(Given instruction) The data below should be restated word for word, with every picture omitted.

(Recorded data)
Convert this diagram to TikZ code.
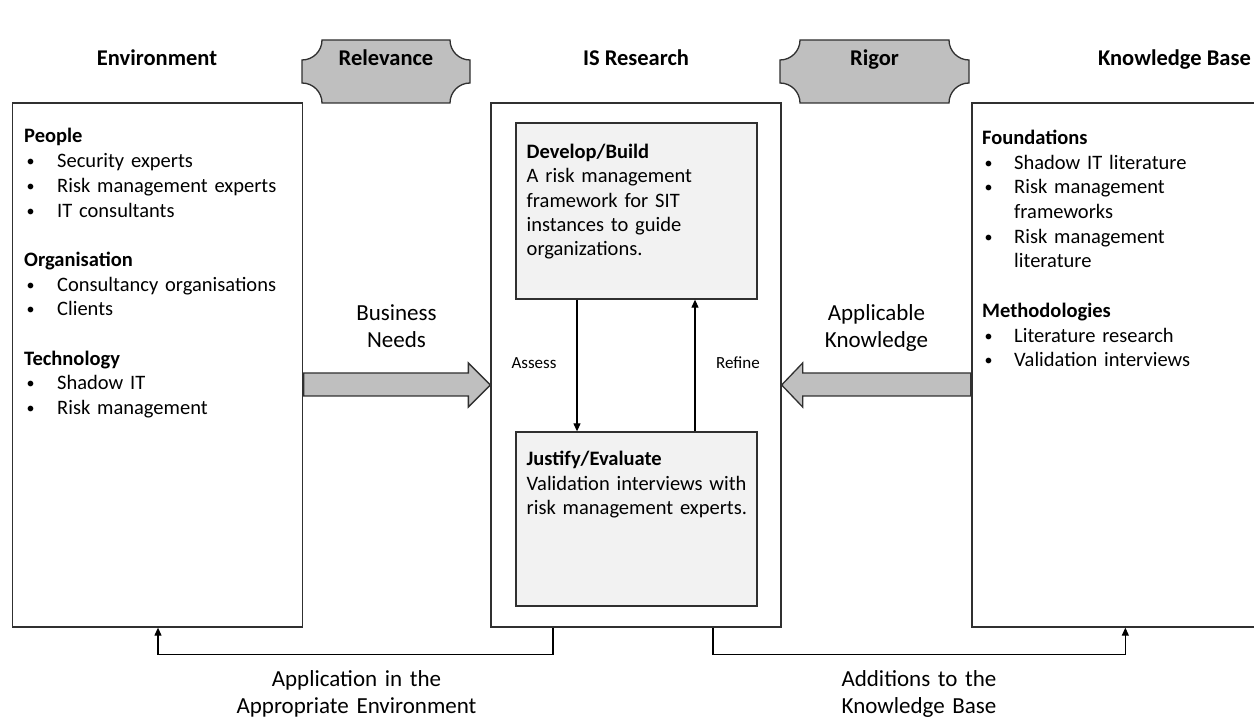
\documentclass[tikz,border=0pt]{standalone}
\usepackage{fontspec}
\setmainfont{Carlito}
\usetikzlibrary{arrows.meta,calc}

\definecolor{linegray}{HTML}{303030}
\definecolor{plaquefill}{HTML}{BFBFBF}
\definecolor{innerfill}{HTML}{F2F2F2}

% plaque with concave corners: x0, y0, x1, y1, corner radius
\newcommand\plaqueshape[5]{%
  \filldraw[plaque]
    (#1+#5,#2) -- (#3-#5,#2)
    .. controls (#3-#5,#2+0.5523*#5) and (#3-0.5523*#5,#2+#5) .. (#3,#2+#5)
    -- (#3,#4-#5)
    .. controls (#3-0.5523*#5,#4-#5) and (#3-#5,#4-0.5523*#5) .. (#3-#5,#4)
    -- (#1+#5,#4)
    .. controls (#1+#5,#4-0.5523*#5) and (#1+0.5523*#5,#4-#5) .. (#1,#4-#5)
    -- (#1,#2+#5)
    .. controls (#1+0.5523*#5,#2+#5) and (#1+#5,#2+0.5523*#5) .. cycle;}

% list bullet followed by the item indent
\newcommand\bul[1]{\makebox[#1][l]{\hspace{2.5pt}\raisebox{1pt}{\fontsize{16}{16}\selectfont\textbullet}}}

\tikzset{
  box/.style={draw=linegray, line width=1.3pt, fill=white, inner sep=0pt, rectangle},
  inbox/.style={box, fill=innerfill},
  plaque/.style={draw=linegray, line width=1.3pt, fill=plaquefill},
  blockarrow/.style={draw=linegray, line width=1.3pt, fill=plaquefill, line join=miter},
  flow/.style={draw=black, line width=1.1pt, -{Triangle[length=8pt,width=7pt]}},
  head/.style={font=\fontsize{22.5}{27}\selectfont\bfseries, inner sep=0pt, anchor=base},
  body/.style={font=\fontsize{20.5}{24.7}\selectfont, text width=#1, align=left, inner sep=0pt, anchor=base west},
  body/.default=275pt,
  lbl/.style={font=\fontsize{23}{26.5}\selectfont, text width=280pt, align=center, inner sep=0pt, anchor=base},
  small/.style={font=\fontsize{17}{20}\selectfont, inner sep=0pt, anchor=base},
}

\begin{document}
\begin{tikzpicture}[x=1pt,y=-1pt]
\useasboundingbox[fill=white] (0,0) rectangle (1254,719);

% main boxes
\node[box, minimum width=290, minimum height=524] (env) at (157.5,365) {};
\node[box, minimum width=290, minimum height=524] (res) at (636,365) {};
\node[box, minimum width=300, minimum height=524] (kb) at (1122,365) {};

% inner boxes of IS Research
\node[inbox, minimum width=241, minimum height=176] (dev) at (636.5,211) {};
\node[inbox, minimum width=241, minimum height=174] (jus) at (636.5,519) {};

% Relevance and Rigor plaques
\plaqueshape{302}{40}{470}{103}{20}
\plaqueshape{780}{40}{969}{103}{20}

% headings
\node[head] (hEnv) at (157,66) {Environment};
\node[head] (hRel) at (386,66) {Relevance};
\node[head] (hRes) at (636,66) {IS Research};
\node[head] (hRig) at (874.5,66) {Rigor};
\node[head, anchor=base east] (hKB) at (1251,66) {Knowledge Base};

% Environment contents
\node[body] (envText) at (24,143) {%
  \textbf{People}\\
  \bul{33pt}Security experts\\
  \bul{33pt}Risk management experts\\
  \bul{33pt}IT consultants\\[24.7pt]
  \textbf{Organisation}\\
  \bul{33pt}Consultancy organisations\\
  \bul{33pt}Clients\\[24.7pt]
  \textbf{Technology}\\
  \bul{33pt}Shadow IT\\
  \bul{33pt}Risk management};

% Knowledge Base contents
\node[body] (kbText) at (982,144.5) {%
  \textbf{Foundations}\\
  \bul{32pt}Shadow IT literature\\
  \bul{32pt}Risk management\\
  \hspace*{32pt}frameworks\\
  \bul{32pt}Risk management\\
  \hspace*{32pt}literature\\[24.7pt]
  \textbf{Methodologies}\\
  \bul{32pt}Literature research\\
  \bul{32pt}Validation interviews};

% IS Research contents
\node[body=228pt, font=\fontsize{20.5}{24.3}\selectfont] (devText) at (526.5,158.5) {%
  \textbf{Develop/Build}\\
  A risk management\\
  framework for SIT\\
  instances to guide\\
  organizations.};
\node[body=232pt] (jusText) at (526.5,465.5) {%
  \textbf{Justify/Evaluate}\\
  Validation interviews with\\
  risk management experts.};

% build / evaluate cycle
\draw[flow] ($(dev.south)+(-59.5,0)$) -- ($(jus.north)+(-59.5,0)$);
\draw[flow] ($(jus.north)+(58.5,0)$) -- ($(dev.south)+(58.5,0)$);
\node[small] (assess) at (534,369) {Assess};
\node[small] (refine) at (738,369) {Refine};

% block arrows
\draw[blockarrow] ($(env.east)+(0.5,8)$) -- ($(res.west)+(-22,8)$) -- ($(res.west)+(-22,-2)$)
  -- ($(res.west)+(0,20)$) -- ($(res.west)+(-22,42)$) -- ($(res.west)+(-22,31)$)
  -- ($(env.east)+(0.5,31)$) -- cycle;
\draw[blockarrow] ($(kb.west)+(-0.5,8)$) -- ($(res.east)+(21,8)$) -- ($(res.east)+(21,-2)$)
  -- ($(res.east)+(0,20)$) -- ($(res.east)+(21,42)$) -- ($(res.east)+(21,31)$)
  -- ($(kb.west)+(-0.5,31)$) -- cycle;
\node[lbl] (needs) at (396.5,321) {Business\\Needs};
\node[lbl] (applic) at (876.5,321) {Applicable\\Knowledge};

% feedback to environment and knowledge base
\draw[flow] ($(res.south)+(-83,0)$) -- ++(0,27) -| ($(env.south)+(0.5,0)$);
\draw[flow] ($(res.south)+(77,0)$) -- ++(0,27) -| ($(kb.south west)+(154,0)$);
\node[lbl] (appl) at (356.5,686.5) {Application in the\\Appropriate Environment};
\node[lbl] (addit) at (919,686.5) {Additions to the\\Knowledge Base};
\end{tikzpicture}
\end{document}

(Exercise output)
Convert this diagram to TikZ code.
\documentclass[tikz,border=0pt]{standalone}
\usepackage{fontspec}
\setmainfont{Carlito}
\usetikzlibrary{arrows.meta,calc}

\definecolor{linegray}{HTML}{303030}
\definecolor{plaquefill}{HTML}{BFBFBF}
\definecolor{innerfill}{HTML}{F2F2F2}

% plaque with concave corners: x0, y0, x1, y1, corner radius
\newcommand\plaqueshape[5]{%
  \filldraw[plaque]
    (#1+#5,#2) -- (#3-#5,#2)
    .. controls (#3-#5,#2+0.5523*#5) and (#3-0.5523*#5,#2+#5) .. (#3,#2+#5)
    -- (#3,#4-#5)
    .. controls (#3-0.5523*#5,#4-#5) and (#3-#5,#4-0.5523*#5) .. (#3-#5,#4)
    -- (#1+#5,#4)
    .. controls (#1+#5,#4-0.5523*#5) and (#1+0.5523*#5,#4-#5) .. (#1,#4-#5)
    -- (#1,#2+#5)
    .. controls (#1+0.5523*#5,#2+#5) and (#1+#5,#2+0.5523*#5) .. cycle;}

% list bullet followed by the item indent
\newcommand\bul[1]{\makebox[#1][l]{\hspace{2.5pt}\raisebox{1pt}{\fontsize{16}{16}\selectfont\textbullet}}}

\tikzset{
  box/.style={draw=linegray, line width=1.3pt, fill=white, inner sep=0pt, rectangle},
  inbox/.style={box, fill=innerfill},
  plaque/.style={draw=linegray, line width=1.3pt, fill=plaquefill},
  blockarrow/.style={draw=linegray, line width=1.3pt, fill=plaquefill, line join=miter},
  flow/.style={draw=black, line width=1.1pt, -{Triangle[length=8pt,width=7pt]}},
  head/.style={font=\fontsize{22.5}{27}\selectfont\bfseries, inner sep=0pt, anchor=base},
  body/.style={font=\fontsize{20.5}{24.7}\selectfont, text width=#1, align=left, inner sep=0pt, anchor=base west},
  body/.default=275pt,
  lbl/.style={font=\fontsize{23}{26.5}\selectfont, text width=280pt, align=center, inner sep=0pt, anchor=base},
  small/.style={font=\fontsize{17}{20}\selectfont, inner sep=0pt, anchor=base},
}

\begin{document}
\begin{tikzpicture}[x=1pt,y=-1pt]
\useasboundingbox[fill=white] (0,0) rectangle (1254,719);

% main boxes
\node[box, minimum width=290, minimum height=524] (env) at (157.5,365) {};
\node[box, minimum width=290, minimum height=524] (res) at (636,365) {};
\node[box, minimum width=300, minimum height=524] (kb) at (1122,365) {};

% inner boxes of IS Research
\node[inbox, minimum width=241, minimum height=176] (dev) at (636.5,211) {};
\node[inbox, minimum width=241, minimum height=174] (jus) at (636.5,519) {};

% Relevance and Rigor plaques
\plaqueshape{302}{40}{470}{103}{20}
\plaqueshape{780}{40}{969}{103}{20}

% headings
\node[head] (hEnv) at (157,66) {Environment};
\node[head] (hRel) at (386,66) {Relevance};
\node[head] (hRes) at (636,66) {IS Research};
\node[head] (hRig) at (874.5,66) {Rigor};
\node[head, anchor=base east] (hKB) at (1251,66) {Knowledge Base};

% Environment contents
\node[body] (envText) at (24,143) {%
  \textbf{People}\\
  \bul{33pt}Security experts\\
  \bul{33pt}Risk management experts\\
  \bul{33pt}IT consultants\\[24.7pt]
  \textbf{Organisation}\\
  \bul{33pt}Consultancy organisations\\
  \bul{33pt}Clients\\[24.7pt]
  \textbf{Technology}\\
  \bul{33pt}Shadow IT\\
  \bul{33pt}Risk management};

% Knowledge Base contents
\node[body] (kbText) at (982,144.5) {%
  \textbf{Foundations}\\
  \bul{32pt}Shadow IT literature\\
  \bul{32pt}Risk management\\
  \hspace*{32pt}frameworks\\
  \bul{32pt}Risk management\\
  \hspace*{32pt}literature\\[24.7pt]
  \textbf{Methodologies}\\
  \bul{32pt}Literature research\\
  \bul{32pt}Validation interviews};

% IS Research contents
\node[body=228pt, font=\fontsize{20.5}{24.3}\selectfont] (devText) at (526.5,158.5) {%
  \textbf{Develop/Build}\\
  A risk management\\
  framework for SIT\\
  instances to guide\\
  organizations.};
\node[body=232pt] (jusText) at (526.5,465.5) {%
  \textbf{Justify/Evaluate}\\
  Validation interviews with\\
  risk management experts.};

% build / evaluate cycle
\draw[flow] ($(dev.south)+(-59.5,0)$) -- ($(jus.north)+(-59.5,0)$);
\draw[flow] ($(jus.north)+(58.5,0)$) -- ($(dev.south)+(58.5,0)$);
\node[small] (assess) at (534,369) {Assess};
\node[small] (refine) at (738,369) {Refine};

% block arrows
\draw[blockarrow] ($(env.east)+(0.5,8)$) -- ($(res.west)+(-22,8)$) -- ($(res.west)+(-22,-2)$)
  -- ($(res.west)+(0,20)$) -- ($(res.west)+(-22,42)$) -- ($(res.west)+(-22,31)$)
  -- ($(env.east)+(0.5,31)$) -- cycle;
\draw[blockarrow] ($(kb.west)+(-0.5,8)$) -- ($(res.east)+(21,8)$) -- ($(res.east)+(21,-2)$)
  -- ($(res.east)+(0,20)$) -- ($(res.east)+(21,42)$) -- ($(res.east)+(21,31)$)
  -- ($(kb.west)+(-0.5,31)$) -- cycle;
\node[lbl] (needs) at (396.5,321) {Business\\Needs};
\node[lbl] (applic) at (876.5,321) {Applicable\\Knowledge};

% feedback to environment and knowledge base
\draw[flow] ($(res.south)+(-83,0)$) -- ++(0,27) -| ($(env.south)+(0.5,0)$);
\draw[flow] ($(res.south)+(77,0)$) -- ++(0,27) -| ($(kb.south west)+(154,0)$);
\node[lbl] (appl) at (356.5,686.5) {Application in the\\Appropriate Environment};
\node[lbl] (addit) at (919,686.5) {Additions to the\\Knowledge Base};
\end{tikzpicture}
\end{document}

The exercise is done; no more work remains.